Sovereign Wealth Deployments
Norway’s Government Pension Fund Global and other Nordic institutional investors hold trillions of dollars in capital looking for long-term, inflation-protected yields. India’s infrastructure deficit represents a massive capital sink, yet bureaucratic friction and currency volatility historically restricted capital flows.
The India-Nordic Summit served to establish ring-fenced investment vehicles. These frameworks de-risk Nordic capital injections into Indian renewable energy parks, digital public infrastructure, and urban transit systems by utilizing bilateral state-backed guarantees. This capital allocation model reduces India’s reliance on dollar-denominated commercial loans, lowering the systemic risk of its external debt profile.
Structural Vulnerabilities and Strategic Limitations
A cold assessment of the India-Nordic alignment reveals several structural constraints that prevent it from becoming a dominant geopolitical axis. Acknowledging these limitations is essential for accurate forecasting.

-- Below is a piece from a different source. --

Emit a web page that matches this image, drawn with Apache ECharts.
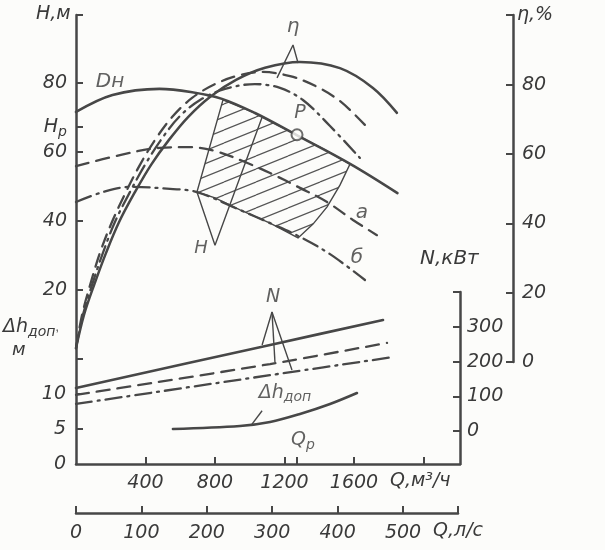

- Asymmetric Security Priorities: The primary security threat for the Nordic states is continental Russian expansionism, an issue where India maintains a strictly neutral, trade-first posture. Conversely, India’s primary existential threat is the land border dispute with China and maritime encirclement in the Indian Ocean—areas where Nordic nations possess minimal power projection capabilities and limited strategic appetite to intervene.
- Regulatory Divergence: The European Union’s regulatory framework, specifically the Carbon Border Adjustment Mechanism (CBAM), poses a direct challenge to Indian industrial exports. Because the Nordic nations are deeply integrated into or members of the EU single market, their compliance with these climate-tariffs creates an unavoidable friction point with India’s carbon-intensive export sectors.

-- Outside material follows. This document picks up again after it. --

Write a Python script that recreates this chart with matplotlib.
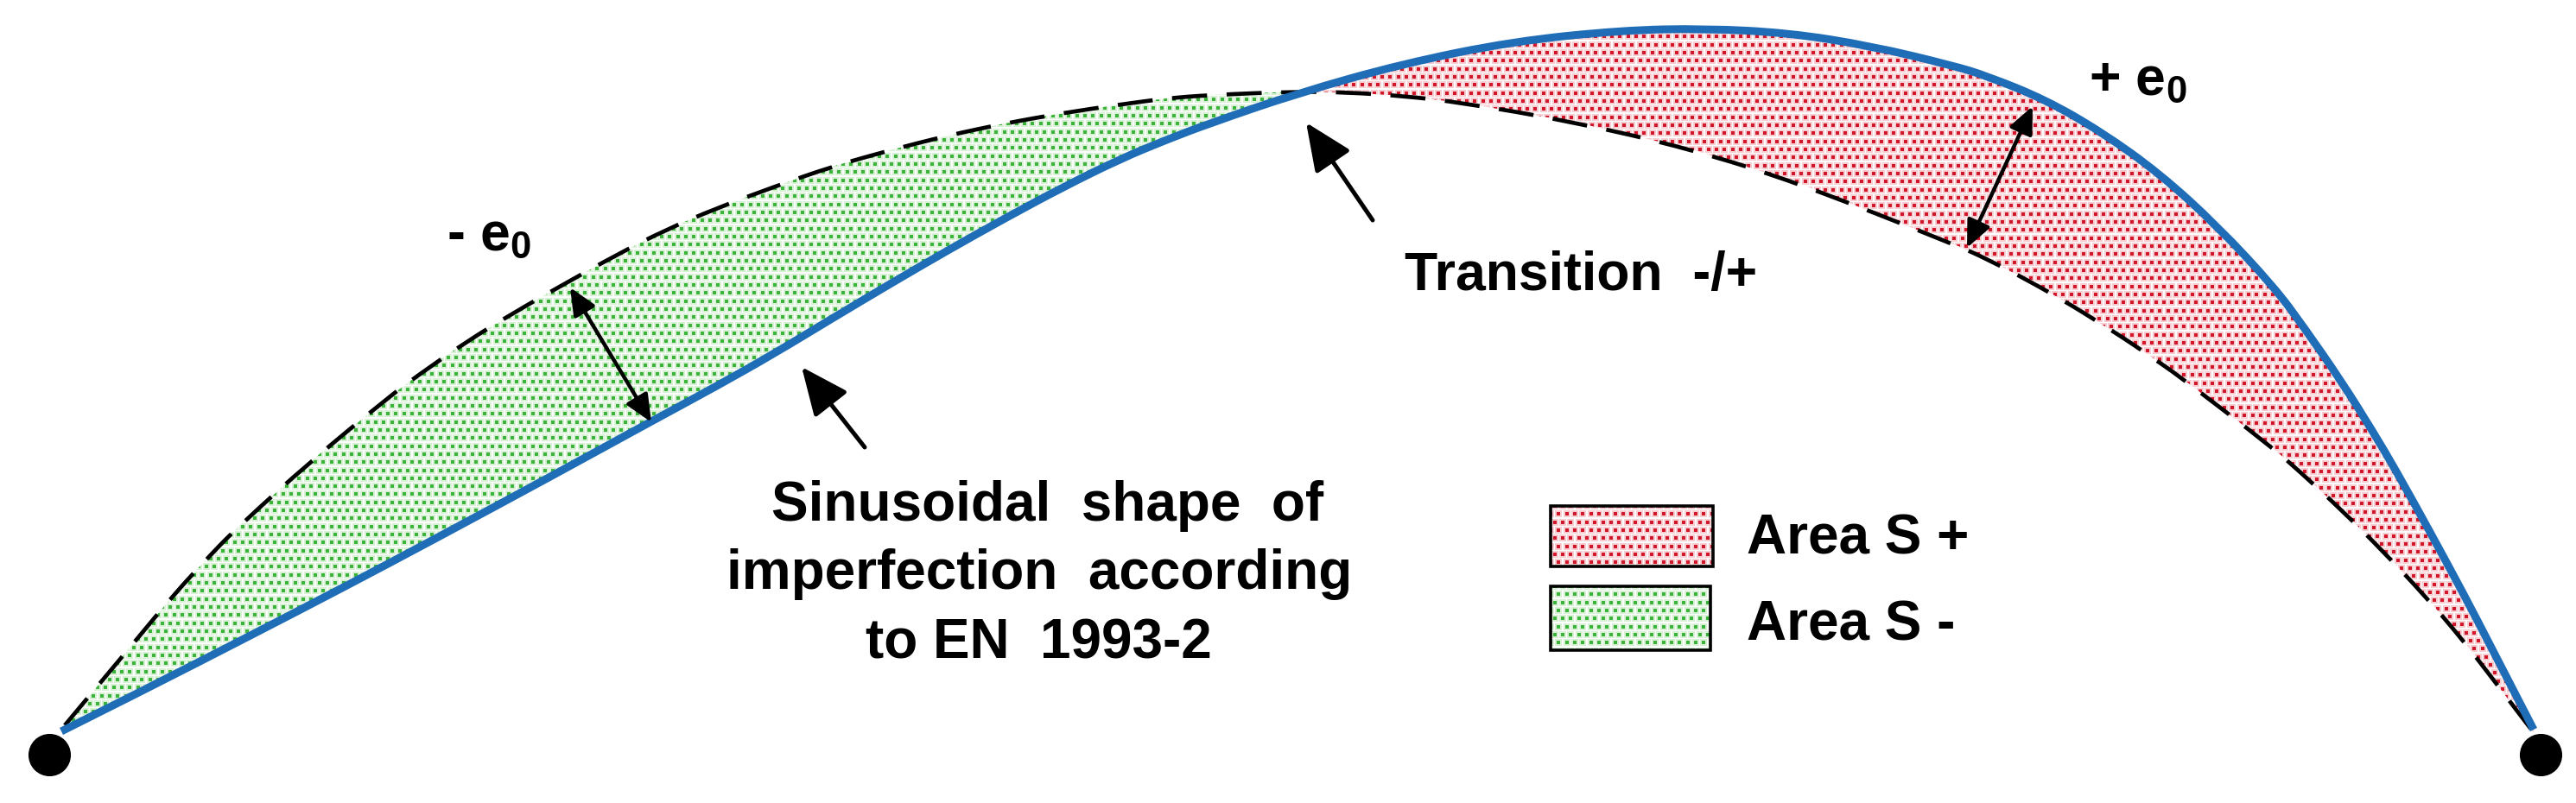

- Execution Deficits: The conversion rate of bilateral Memorandums of Understanding (MoUs) into operationalized projects between India and Northern Europe remains historically low. Bureaucratic inertia within India’s state-level clearances frequently stymies the deployment of high-velocity Nordic capital.
The Strategic Playbook
To transform the outcomes of the India-Nordic Summit into measurable geopolitical leverage, New Delhi must shift from broad diplomatic engagement to granular, project-level execution. The following three actions form the definitive strategic roadmap for this alignment.
First, establish a dedicated India-Nordic Semiconductor and Quantum Computing Corridors initiative. Finland’s expertise in telecommunications architecture and Sweden’s specialized materials science must be paired directly with India’s design talent and chip fabrication subsidies. This creates a non-Taiwan dependent supply chain for critical componentry.
Second, operationalize a Joint Maritime Logistics Fund with Denmark and Norway. This vehicle should focus exclusively on upgrading deep-water ports along India’s western coast to handle next-generation, automated cargo vessels. This directly links India’s industrial corridors to Nordic-managed global shipping lanes, bypassing Mediterranean and West Asian chokepoints during periods of kinetic conflict.
Third, construct a customized sovereign wealth framework that insulates Nordic investments from local currency depreciation. By offering targeted inflation-indexed returns on long-term green infrastructure bonds, India can secure a predictable, multi-decade pipeline of northern European capital, ensuring the domestic manufacturing transition remains capitalized regardless of global credit tightening cycles.